In some of my classes, I can change the children’s behavior by explaining what I want. The students listen to the logic of my requests and they understand. Those are the easy ones.
In some of my classes, I provide consistent consequences for inappropriate behavior. Some children are looking for the boundaries, because they can’t set bounds themselves. Once they are certain the consequences will always be there, they change their behavior to avoid them.
Then there are those classes where logically explaining is a waste of my breath, and consequences are nothing more than another episode in their lives. These are the classes I dread because I am faced with certain behaviors that I cannot change and cannot impact, whether I yell or punish or speak sweetly. What am I supposed to do with those?
I was in despair until I read the inspiring words of Bill Strickland. He’s an entrepreneur who grew up in the inner city and who has done incredible things in poverty-ridden neighborhoods. His story, which will amaze you, contains truths we all ought to know as educators and people: http://www.ted.com/talks/bill_strickland_makes_change_with_a_slide_show/transcript?language=en
“You have to change the way that people see themselves before you can change their behavior.” What a twist on my usual way of thinking! My students are going to do what they want, regardless of my consequences, until their self-image changes.
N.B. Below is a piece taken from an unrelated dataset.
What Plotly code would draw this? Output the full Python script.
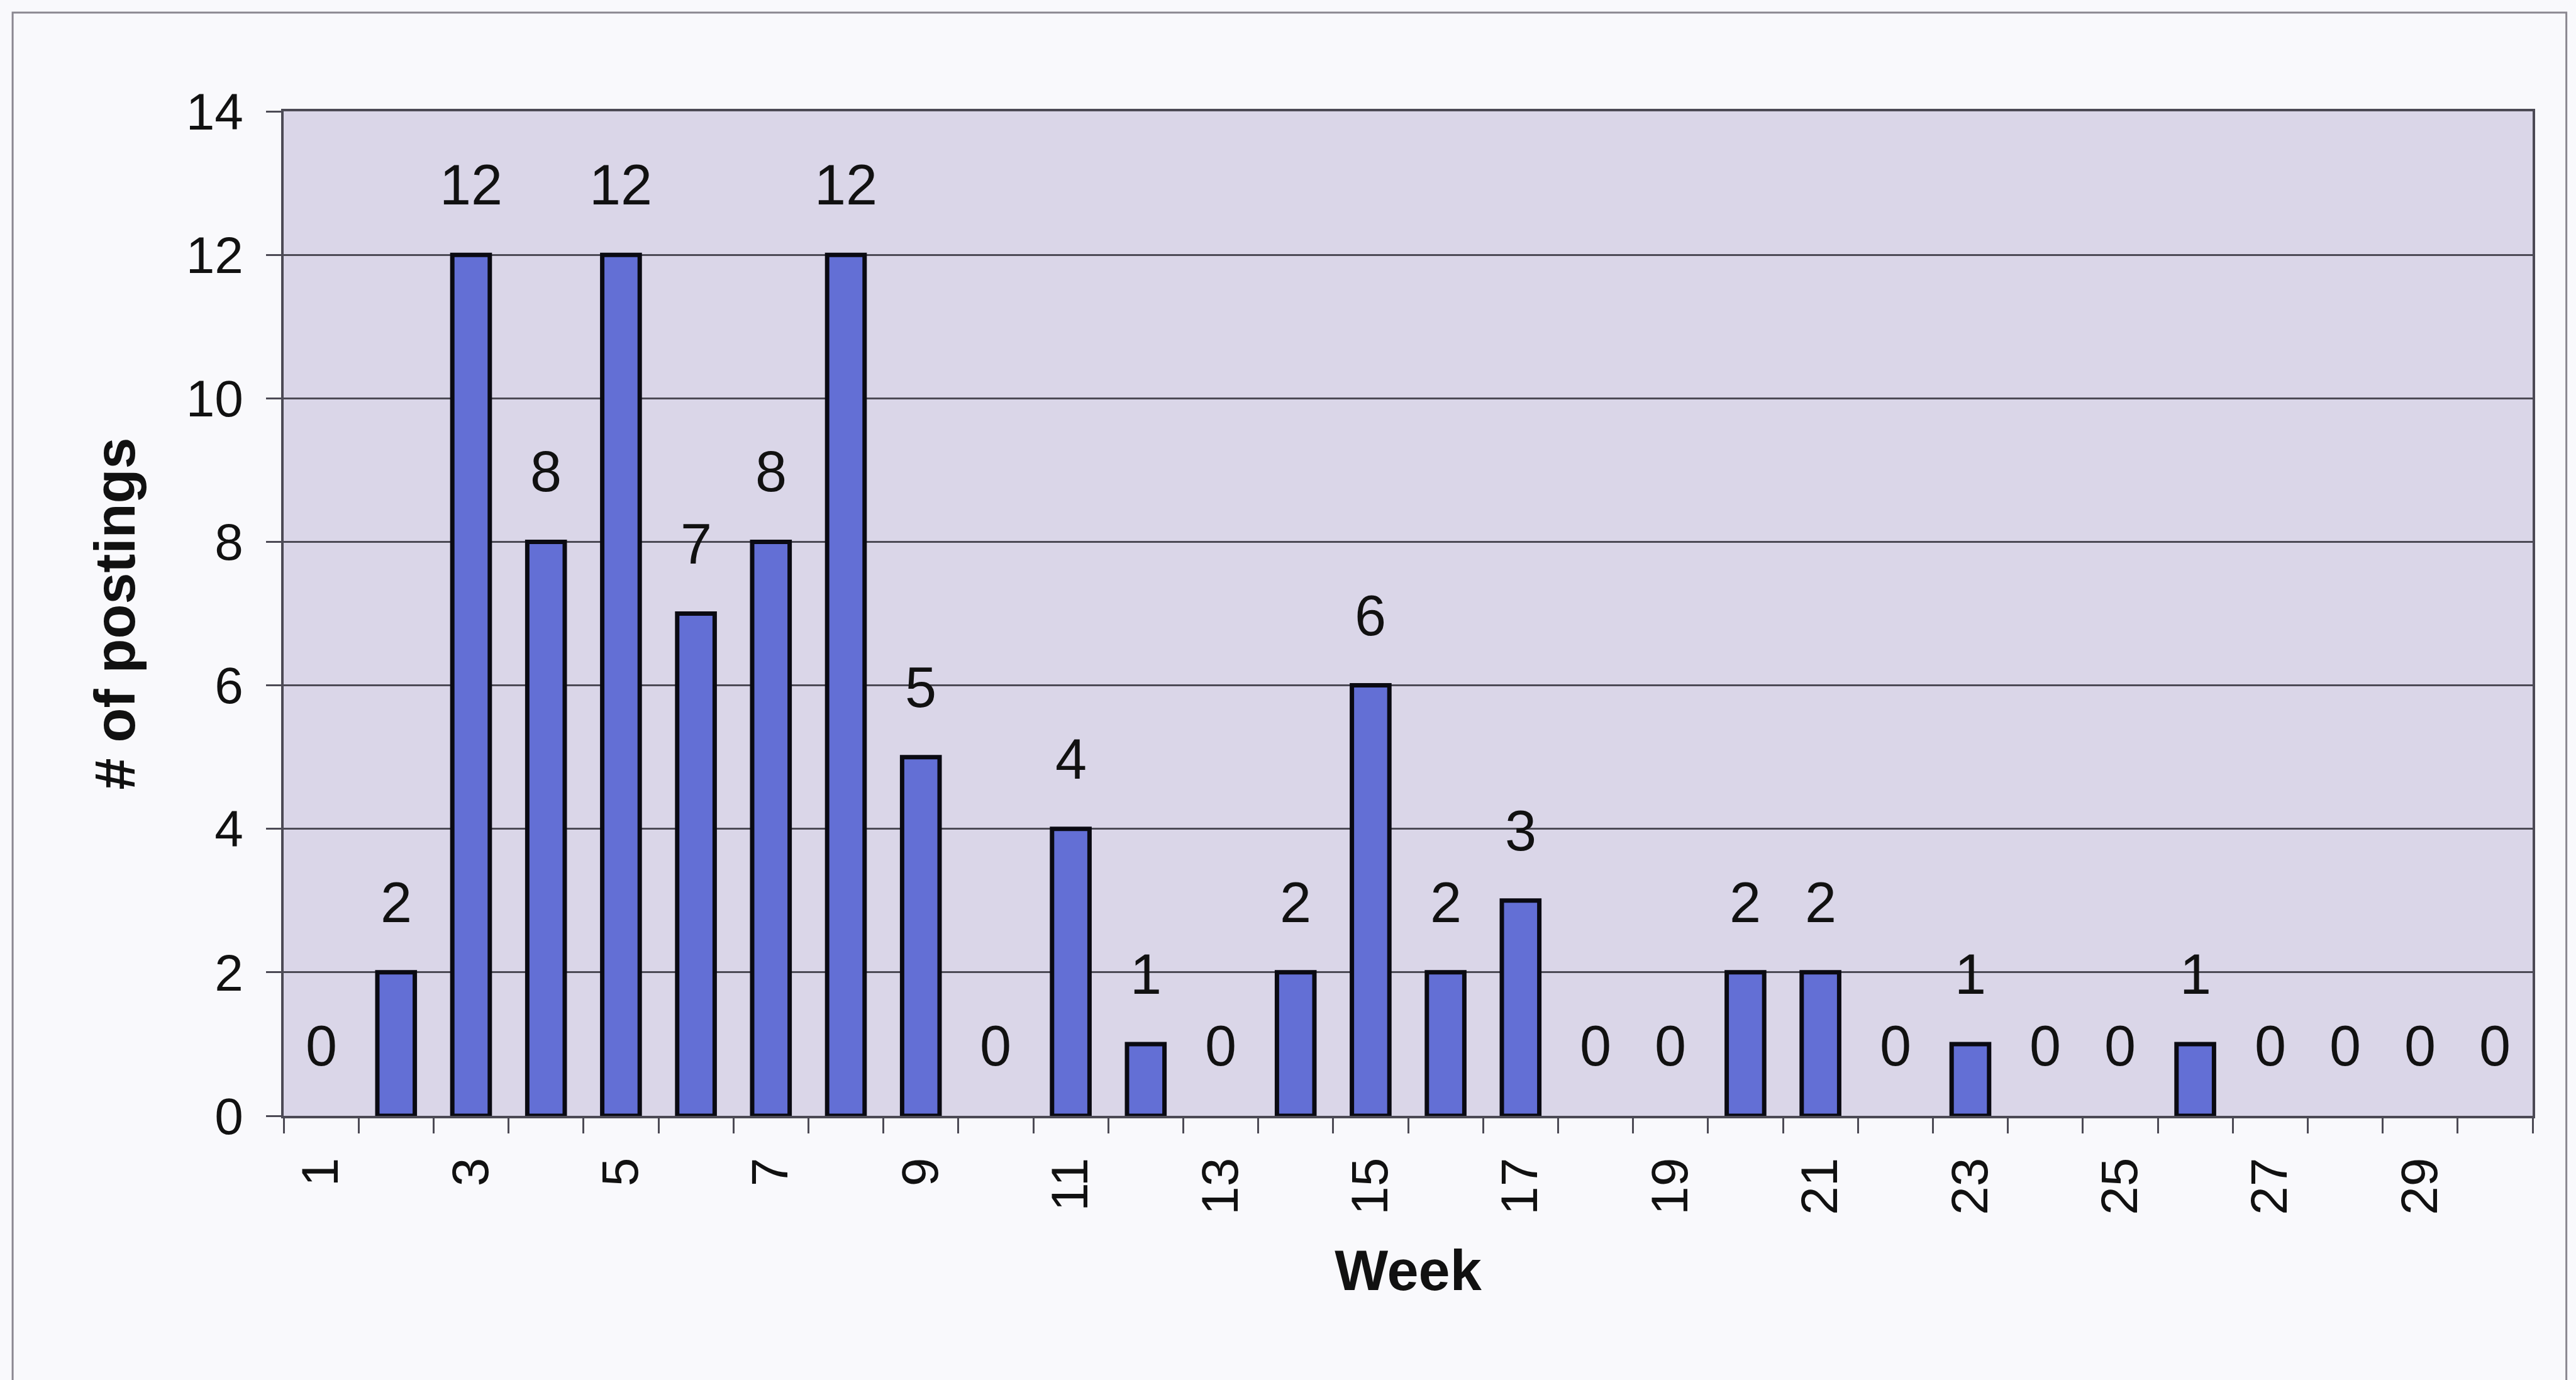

“It's all in the way that you think about people that often determines their behavior.” Children can’t think of themselves in a different way until I think of them in a different way. That’s a lot of responsibility on me.
And finally, “Children will become like the people who teach them.” This last one is the hardest of all to hear. It speaks to the power I ultimately wield as a teacher and the price I pay for giving up on my students in the classroom.
The good news for me as an arts educator is that I am in the business of teaching people to think of themselves in a different way. When students learn music, they are not just adding information to their minds. Their self-image has changed because they have become musicians.
The same transformation can be said to occur for visual artists and athletes, and even foreign language speakers. “I am an artist.” “I am bilingual.”
This transformation is so obvious that it is easily dismissed as a truism. Yet in the context of Mr. Strickland’s words, music classes, art, PE, foreign language, when supported and implemented effectively, have the potential to do what all the PBIS programs often fail to do: change students’ behavior in a significant and permanent way.
Whether we can break through the often trivial perception of our subjects depends on us. Whether we can explain that these common sense transformations are actually vital ones for the school depends on our ability to recognize and communicate the true value of what we do. And like our children, those upon whom we rely for our livelihoods, our administrators, our parents and our leaders, will not change their behavior until we change the way we think about them and the way they think about themselves: as potential partners in making our schools the places they are supposed to be.